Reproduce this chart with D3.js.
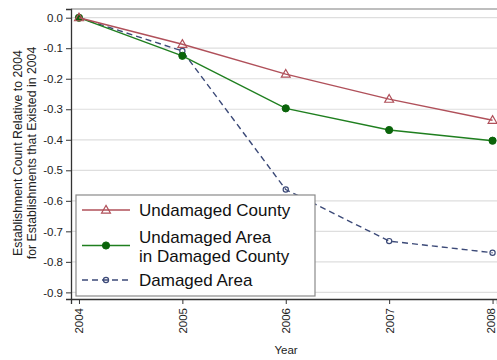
<!DOCTYPE html>
<html>
<head>
<meta charset="utf-8">
<script src="https://cdn.jsdelivr.net/npm/d3@7"></script>
<style>
  html, body { margin: 0; padding: 0; background: #fff; }
  svg { display: block; font-family: "Liberation Sans", Arial, sans-serif; }
</style>
</head>
<body>
<svg id="chart" width="497" height="360"></svg>
<script>
// Establishment counts relative to 2004, by area type
const years = [2004, 2005, 2006, 2007, 2008];
const undamagedCounty = [0, -0.087, -0.185, -0.267, -0.336];
const undamagedAreaDamagedCounty = [0, -0.125, -0.297, -0.368, -0.403];
const damagedArea = [0, -0.109, -0.563, -0.732, -0.770];
const yTicks = [0, -0.1, -0.2, -0.3, -0.4, -0.5, -0.6, -0.7, -0.8, -0.9];

const seriesNames = ["Undamaged County", "Undamaged Area\nin Damaged County", "Damaged Area"];
const seriesValues = [undamagedCounty, undamagedAreaDamagedCounty, damagedArea];
const seriesStyle = [
  { color: "#b0505a", dash: null, marker: "triangle" },
  { color: "#1f7f1f", dash: null, marker: "dot", fill: "#0a640a" },
  { color: "#3c4a78", dash: "6,4", marker: "ring" }
];

const svg = d3.select("#chart");
const plotLeft = 71, plotRight = 497, plotTop = 9, plotBottom = 299;

const x = d3.scaleLinear().domain([2003.923, 2008.043]).range([plotLeft, plotRight]);
const y = d3.scaleLinear().domain([0.0285, -0.9217]).range([plotTop, plotBottom]);

// grid lines
svg.append("g").selectAll("line").data(yTicks).join("line")
  .attr("x1", plotLeft).attr("x2", plotRight)
  .attr("y1", d => y(d)).attr("y2", d => y(d))
  .attr("stroke", "#dedede").attr("stroke-width", 1.2);

// top frame line
svg.append("line").attr("x1", plotLeft).attr("x2", plotRight).attr("y1", plotTop).attr("y2", plotTop)
  .attr("stroke", "#a8a8a8").attr("stroke-width", 1.5);

// y axis
const yAxis = svg.append("g").attr("transform", `translate(${plotLeft},0)`)
  .call(d3.axisLeft(y).tickValues(yTicks).tickSize(5).tickPadding(3)
    .tickFormat(d => d3.format(".1f")(d).replace("−", "-")));
yAxis.select(".domain").attr("stroke", "#333").attr("stroke-width", 1.3);
yAxis.selectAll(".tick line").attr("stroke", "#333");
yAxis.selectAll("text").attr("font-size", 11.5).attr("fill", "#222")
  .attr("font-family", "Liberation Sans, Arial, sans-serif");

// x axis
const xAxis = svg.append("g").attr("transform", `translate(0,${plotBottom})`)
  .call(d3.axisBottom(x).tickValues(years).tickSize(5).tickFormat(d3.format("d")));
xAxis.select(".domain").attr("stroke", "#333").attr("stroke-width", 1.3);
xAxis.selectAll(".tick line").attr("stroke", "#333");
xAxis.selectAll("text").attr("font-size", 11.5).attr("fill", "#222")
  .attr("font-family", "Liberation Sans, Arial, sans-serif")
  .attr("transform", "rotate(-90)")
  .attr("text-anchor", "end").attr("dy", "0.35em").attr("x", -9).attr("y", 0);
// keep the last year label inside the page
xAxis.selectAll(".tick").filter(d => d === 2008).select("text").attr("dy", "0.2em");

// axis titles
svg.append("text").attr("x", 286).attr("y", 354).attr("text-anchor", "middle")
  .attr("font-size", 11.5).attr("fill", "#222").text("Year");
const yt = svg.append("text").attr("transform", "translate(18,153) rotate(-90)")
  .attr("text-anchor", "middle").attr("font-size", 12.3).attr("fill", "#222");
yt.append("tspan").attr("x", 0).attr("dy", "0.35em").text("Establishment Count Relative to 2004");
yt.append("tspan").attr("x", 0).attr("dy", "1.1em").text("for Establishments that Existed in 2004");

// markers
function drawMarker(g, kind, style, cx, cy) {
  if (kind === "triangle") {
    g.append("path").attr("d", d3.symbol(d3.symbolTriangle, 34)())
      .attr("transform", `translate(${cx},${cy + 0.5})`)
      .attr("fill", "none").attr("stroke", style.color).attr("stroke-width", 1.2);
  } else if (kind === "dot") {
    g.append("circle").attr("cx", cx).attr("cy", cy).attr("r", 3.6)
      .attr("fill", style.fill).attr("stroke", style.fill);
  } else {
    g.append("circle").attr("cx", cx).attr("cy", cy).attr("r", 2.6)
      .attr("fill", "none").attr("stroke", style.color).attr("stroke-width", 1.2);
  }
}

const line = d3.line().x((d, i) => x(years[i])).y(d => y(d));
// draw order: damaged area underneath, then green, then red
[2, 1, 0].forEach(k => {
  const st = seriesStyle[k];
  const g = svg.append("g");
  g.append("path").datum(seriesValues[k]).attr("d", line)
    .attr("fill", "none").attr("stroke", st.color).attr("stroke-width", 1.4)
    .attr("stroke-dasharray", st.dash);
  seriesValues[k].forEach((v, i) => drawMarker(g, st.marker, st, x(years[i]), y(v)));
});

// legend
const lg = svg.append("g");
lg.append("rect").attr("x", 76).attr("y", 195).attr("width", 239).attr("height", 101)
  .attr("fill", "#fff").attr("stroke", "#8a8a8a").attr("stroke-width", 1.2);
const legendRows = [
  { lineY: 210, textY: [210] },
  { lineY: 245.5, textY: [237, 256] },
  { lineY: 280, textY: [280] }
];
legendRows.forEach((r, k) => {
  const st = seriesStyle[k];
  lg.append("line").attr("x1", 82).attr("x2", 130).attr("y1", r.lineY).attr("y2", r.lineY)
    .attr("stroke", st.color).attr("stroke-width", 1.4).attr("stroke-dasharray", st.dash);
  drawMarker(lg, st.marker, st, 106, r.lineY);
  const lines = seriesNames[k].split("\n");
  lines.forEach((t, j) => {
    lg.append("text").attr("x", 139).attr("y", r.textY[j]).attr("dy", "0.35em")
      .attr("font-size", 17).attr("fill", "#111").text(t);
  });
});
</script>
</body>
</html>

**Exercise:** Read the data above. Pull out each line in which the string "chart" appears.

**The response:**
Reproduce this chart with D3.js.
<svg id="chart" width="497" height="360"></svg>
const svg = d3.select("#chart");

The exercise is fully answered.